One of the best times of the year is when we host families from United World College Southeast Asia. In late January, Kuma welcomed 21 students and parents, plus four UWCSEA faculty members.
What usually starts out as nervousness and apprehension (for both the Kuma and UWCSEA kids) very quickly turns to smiles and laughter. Kids are kids, after all, but the learning and understanding that takes place here is critical to our mission. Each UWCSEA student was partnered with a Kuma buddy and after quick introductions, the activities begin. For kids and adults alike, this is the seeing and doing and sharing that transcends language, background, and life experiences.
While the trip passes by quickly, these great moments remain in the minds of all of us. We are thankful for the generosity of our guests and are pleased to welcome them into the Kuma community.
A team of 10 volunteers from Credit Suisse Singapore visited the school over 2 days in early November. They raised money within their organisation and bought new computers, school bags, water bottles and school supplies.
The team engaged the kids with lots of fun and educational activities such as digital presentation, personal hygiene, bracelet beading, board games and a friendly football match!
Thank you Credit Suisse for your generosity and invaluable time with the kids.
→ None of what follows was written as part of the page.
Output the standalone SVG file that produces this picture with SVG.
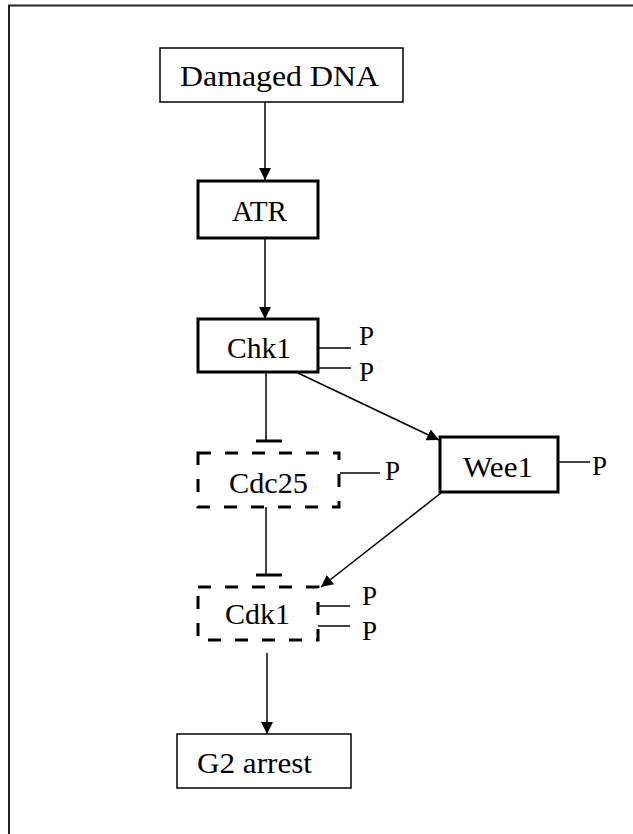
<svg xmlns="http://www.w3.org/2000/svg" width="633" height="834" viewBox="0 0 633 834">
<style>
text{font-family:"Liberation Serif","Times New Roman",serif;font-size:29px;fill:#000}
.p{font-size:27px}
.thin{fill:#fff;stroke:#000;stroke-width:1.5}
.thick{fill:#fff;stroke:#000;stroke-width:3}
.dash{fill:#fff;stroke:#000;stroke-width:3;stroke-dasharray:13 14}
.ln{stroke:#000;stroke-width:1.5;fill:none}
.bar{stroke:#000;stroke-width:3;fill:none}
.ar{stroke:#000;stroke-width:1.5;fill:none;marker-end:url(#ah)}
</style>
<defs>
<marker id="ah" markerUnits="userSpaceOnUse" markerWidth="14" markerHeight="14" refX="12" refY="6" orient="auto">
<path d="M0,0 L12,6 L0,12 z" fill="#000"/>
</marker>
</defs>
<rect x="0" y="0" width="633" height="834" fill="#fff"/>
<rect x="9" y="5.5" width="800" height="900" fill="none" stroke="#222" stroke-width="2"/>
<g id="connectors">
<line class="ar" x1="265" y1="102" x2="265" y2="180"/>
<line class="ar" x1="265" y1="238" x2="265" y2="319"/>
<line class="ln" x1="266" y1="372" x2="266" y2="441"/>
<line class="bar" x1="256" y1="441" x2="282" y2="441"/>
<line class="ln" x1="266" y1="507" x2="266" y2="575"/>
<line class="bar" x1="256" y1="575" x2="282" y2="575"/>
<line class="ar" x1="298" y1="373" x2="439" y2="440"/>
<line class="ar" x1="441" y1="493" x2="321" y2="587"/>
<line class="ar" x1="267" y1="653" x2="267" y2="734"/>
<line class="ln" x1="318" y1="348" x2="351" y2="348"/>
<line class="ln" x1="318" y1="368" x2="351" y2="368"/>
<line class="ln" x1="340" y1="473" x2="380" y2="473"/>
<line class="ln" x1="558" y1="462" x2="590" y2="462"/>
<line class="ln" x1="318" y1="606" x2="350" y2="606"/>
<line class="ln" x1="318" y1="626" x2="350" y2="626"/>
</g>
<g id="damaged-dna">
<rect class="thin" x="160" y="48" width="243" height="54"/>
<text x="180" y="86" textLength="199" lengthAdjust="spacingAndGlyphs">Damaged DNA</text>
</g>
<g id="atr">
<rect class="thick" x="198" y="181" width="120" height="57"/>
<text x="232" y="221" textLength="55" lengthAdjust="spacingAndGlyphs">ATR</text>
</g>
<g id="chk1">
<rect class="thick" x="198" y="319" width="120" height="53"/>
<text x="227" y="358" textLength="64" lengthAdjust="spacingAndGlyphs">Chk1</text>
<text class="p" x="359" y="345">P</text>
<text class="p" x="359" y="381">P</text>
</g>
<g id="cdc25">
<rect class="dash" x="198" y="453" width="141" height="54"/>
<text x="229" y="493" textLength="79" lengthAdjust="spacingAndGlyphs">Cdc25</text>
<text class="p" x="385" y="480">P</text>
</g>
<g id="wee1">
<rect class="thick" x="440" y="437" width="118" height="55"/>
<text x="463" y="477" textLength="70" lengthAdjust="spacingAndGlyphs">Wee1</text>
<text class="p" x="592" y="475">P</text>
</g>
<g id="cdk1">
<rect class="dash" x="198" y="587" width="120" height="53"/>
<text x="225" y="624" textLength="65" lengthAdjust="spacingAndGlyphs">Cdk1</text>
<text class="p" x="362" y="605">P</text>
<text class="p" x="362" y="640">P</text>
</g>
<g id="g2-arrest">
<rect class="thin" x="177" y="734" width="174" height="54"/>
<text x="197" y="773" textLength="115" lengthAdjust="spacingAndGlyphs">G2 arrest</text>
</g>
</svg>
Here’s a video clip of the fun they had.
If you are part of an organization who would like to send a team of volunteers to Kuma, Friends of Kuma would be most happy to arrange for you.
The giggles and smiles are back for a new school year. In late October, Kuma welcomed its new class of 130 students which span seven grade levels. Each day the kids are learning the local Khmer curriculum which is enriched by English lessons, dance, drama, and P.E. Included in that number are 43 students enrolled in Kuma's rigorous "fast-track" program intended for kids who have never before attended school. Another 13 kids have graduated from the fast-track program and now attend Grade 3 at their local school. Without Kuma, these kids would again be left behind for another school year.
What country has the highest IQ? What does IKEA stand for? The attendees of 2019 Kuma Trivia Night at UWCSEA East in early October were sometimes stumped, but the event itself left no question: the school has many amazing friends and supporters in Singapore.
Between admission tickets, silent-auction items, teacher-expert auctions, and a live auction, the event raised over $65,000 SGD for the school. Thanks to those who attended and supported the school that night. We look forward to continuing the annual Kuma Trivia Night tradition next year.
The parents of the Kuma kids recently completed a series of upgrades to the school grounds. First up was a renovation to the driveway space which was raised to mitigate the flooding problem. Parents also built a new sheltered meeting space. This not only created employment for the parents but also resulted in huge savings compared with having it done by a contractor. Both of those projects were supported by UWCSEA's global concern team.